The trial of Sergei Magnitsky, who died in November 2009 after months of neglect and torture in a Russian jail cell, will begin behind closed doors with the chairs of the two defendants left empty. His co-accused – the British hedge-fund manage William Browder – is banned from entering Russia and has refused to take part in what he has described as a “Stalin show trial”.

The case has become a source of international embarrassment for Moscow with America recently banning any officials involved in the arrest and death of Mr Magnitsky from holding assets in the US or travelling there. Moscow responded with a ban on Americans adopting Russian orphans.

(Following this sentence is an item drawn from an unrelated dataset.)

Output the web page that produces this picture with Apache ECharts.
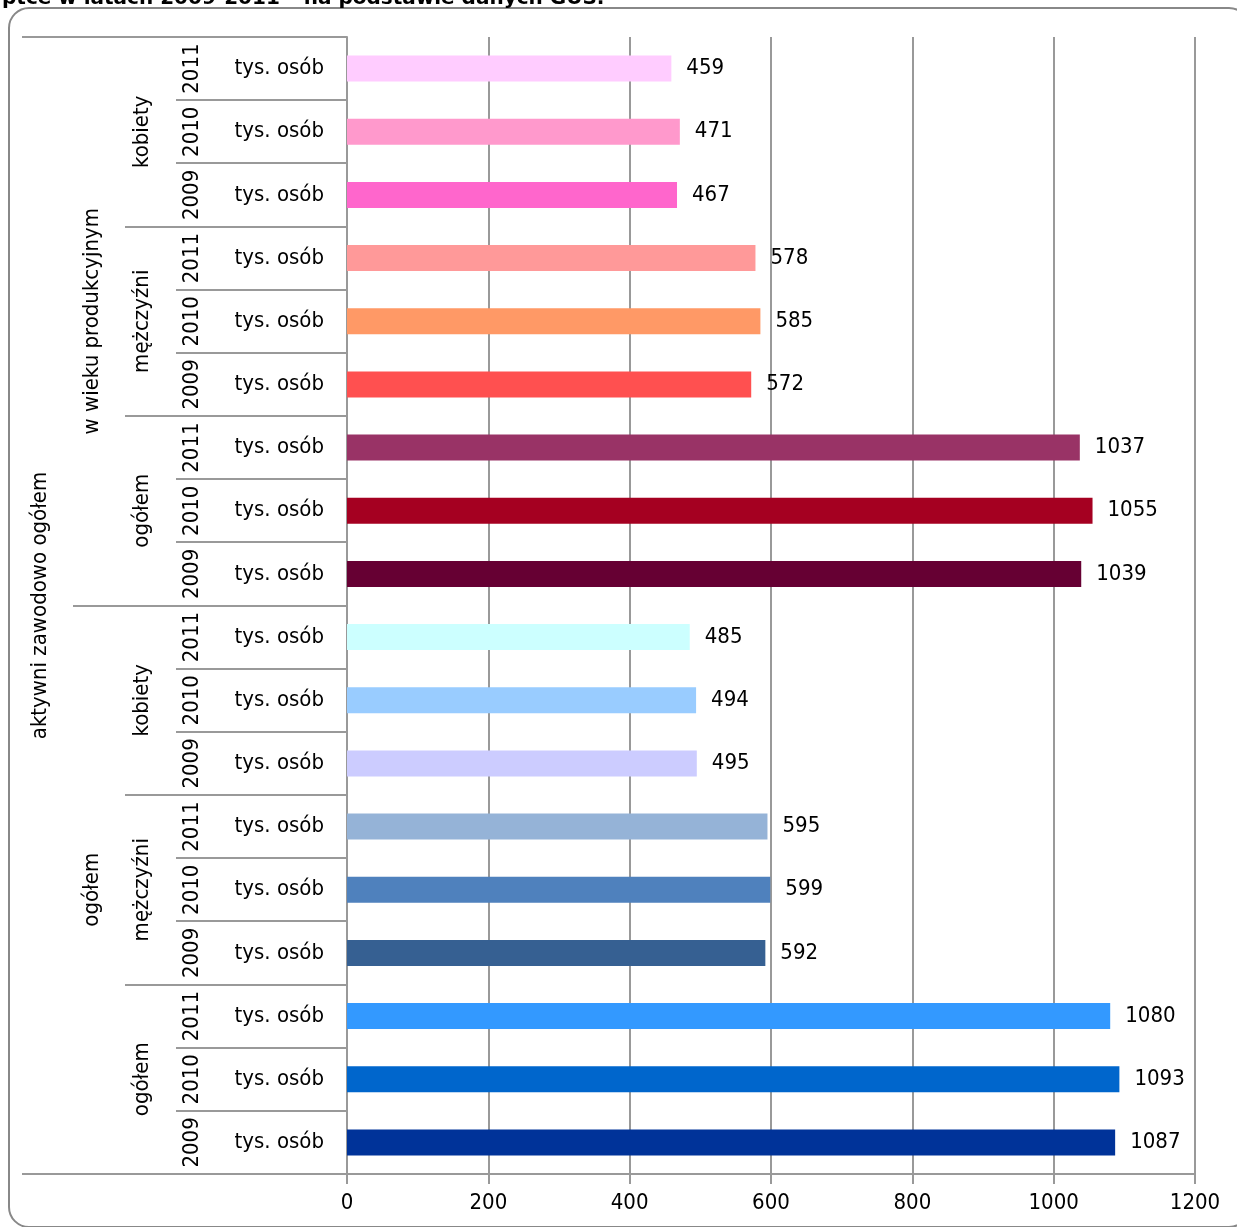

Supporters of Mr Magnitsky say he was jailed and killed for daring to expose how a network of Russian officials and criminal underworld figures used complex tax frauds to steal money from the Russian people. Russian prosecutors admit the frauds occurred but after initially blaming a number of low- level crime figures (some of whom were dead before the scams took place) they have since switched to accusing Mr Magnitsky and Mr Browder of carrying out the crimes they say they uncovered.

Amnesty International has already warned that the trial of Mr Magnitsky has “a whole new chapter in Russia’s worsening human rights record” and is a “sinister attempt to deflect attention from those who committed the crimes he exposed”. It also violates his human rights even in death, denying him “in particular the right to defend himself in person”, Amnesty adds.